Kelaparan di Manggarai Barat
Oleh Frans Anggal
Manggarai Barat (Mabar) tampil dengan dua wajah dalam dua berita Flores Pos Selasa 3 November 2009. Wajah ke luar dan wajah ke dalam. Ke luar, wajahnya hangat sehangat mentari pagi. Ke dalam, wajahnya dingin sedingin es kutub. Ke luar, wajahnya sangat peduli. Ke dalam, wajahnya sangat apatis. Simak saja dua berita itu.
Pertama, berita halaman 1. Mabar sumbangkan Rp100 juta untuk korban bencana gempa bumi di Sumatera Barat (Sumbar). Dana berasal dari pemkab Rp50 juta, Korpri Rp30 juta, dan lain-lain sumbangan Rp20 juta. Kedua, berita halaman 12. Dalam waktu dekat, pemkab akan bagikan beras dua ton ke warga Mabar yang kelaparan di Desa Nggorang, Golo Pongkor, dan Macang Tanggar.
Narasumber dua berita ini, Kadis Kesosnakertrans Maksimus Bagul. Ke luar, ke Sumbar, dia antar langsung bantuan. Selain untuk bawa bantuan, ia ke Sumbar untuk beri dukungan moril langsung kepada masyarakat setempat agar mereka cepat bangkit. Sekaligus, promosi pariwisata Mabar.
Tidak terungkap dalam berita, apakah Maksimus Bagul juga sudah mengunjungi warga Desa Nggorang, Golo Pongkor, dan Macang Tanggar yang kelaparan. Sekurang-kurangnya, seperti misi sucinya ke Sumbar itu, memberi dukungan moril langsung kepada masyarakat kelaparan agar mereka ulet dalam kelaparan, dan tekun berdoa mohon mana dari surga, karena pemkabnya sudah tidak peduli lagi pada derita rakyatnya sendiri.
Kelaparan warga tiga desa sudah berlangsung satu bulan, akibat gagal panen lantaran banjir dan serangan hama tikus. Banyak dari mereka sudah makan umbi hutan dan isi batang gebang. Kades sudah bikin laporan dan mohon bantuan. Harian ini berkali-kali memberitakannya. Berkali-kali pula mengulasnya dalam “Bentara”. DPRD pun sudah mendesak-desak. Hasilnya, tidak ada hasil.
Berita terakhir hanya bilang begini: dalam waktu dekat pemkab akan bagikan beras dua ton. Frasa ‘dalam waktu dekat’, ‘akan’, sama dengan ‘belum’. Padahal, kasus ini terjadi di depan mata, tidak pake langgar laut, tidak harus lewati banyak pulau, seperti ke Sumbar itu.

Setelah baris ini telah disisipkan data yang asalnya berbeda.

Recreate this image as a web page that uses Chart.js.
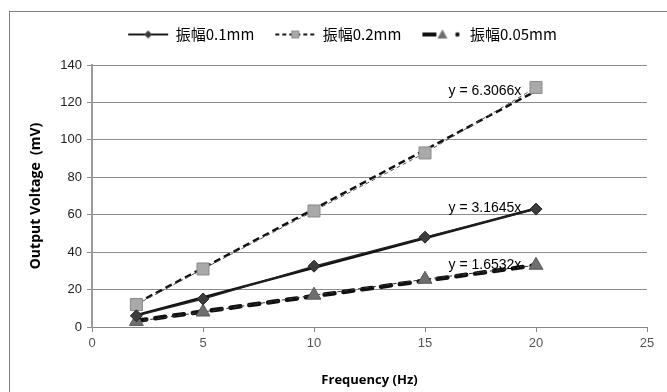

Kasus ini pun terjadi jauh sebelum gempa bumi Sumbar. Kenapa reaksi pemkab begitu lamban?
Ke luar, ke Sumbar, wajah pemkab hangat sehangat mentari pagi. Ke dalam, ke warganya sendiri yang kelaparan, wajah itu dingin sedingin es kutub. Ke luar, wajahnya sangat peduli. Ke dalam, wajah itu amat apatis. Ke luar, bergegas-gegas bawa uang. Ke dalam, berlambat-lambat bawa beras.
Orang Jerman punya istilah yang enak di telinga. Ada Sendung (baca: zendung), ada Sammlung (baca: zamlung). Ada perutusan ke luar, ada kekompakan ke dalam. Ada kepedulian ke luar, ada empati ke dalam. Ibarat dua sayap, Sendung dan Sammlung harus sama-sama mengepak. Di Mabar, sayap Sendung-nya terentang, sayap Sammlung-nya patah. Seamsal burung, Mabar terbang terpincang-pincang.
Mabar seperti ini mencerminkan pemimpinnya. Ke luar, hebat. Ke dalam, ancor. Lihat, bisa-bisanya Mabar dapat piagam dari Menhut. Padahal, hutan Tobedo dihancurkan demi eksplorasi tambang emas. Ini karena wajah tadi. Wajah ke Sumbar sama dengan wajah ke Menhut. Ke luar, smiling face, ‘wajah tersenyum’. Ke dalam, killing face, ‘wajah membunuh’.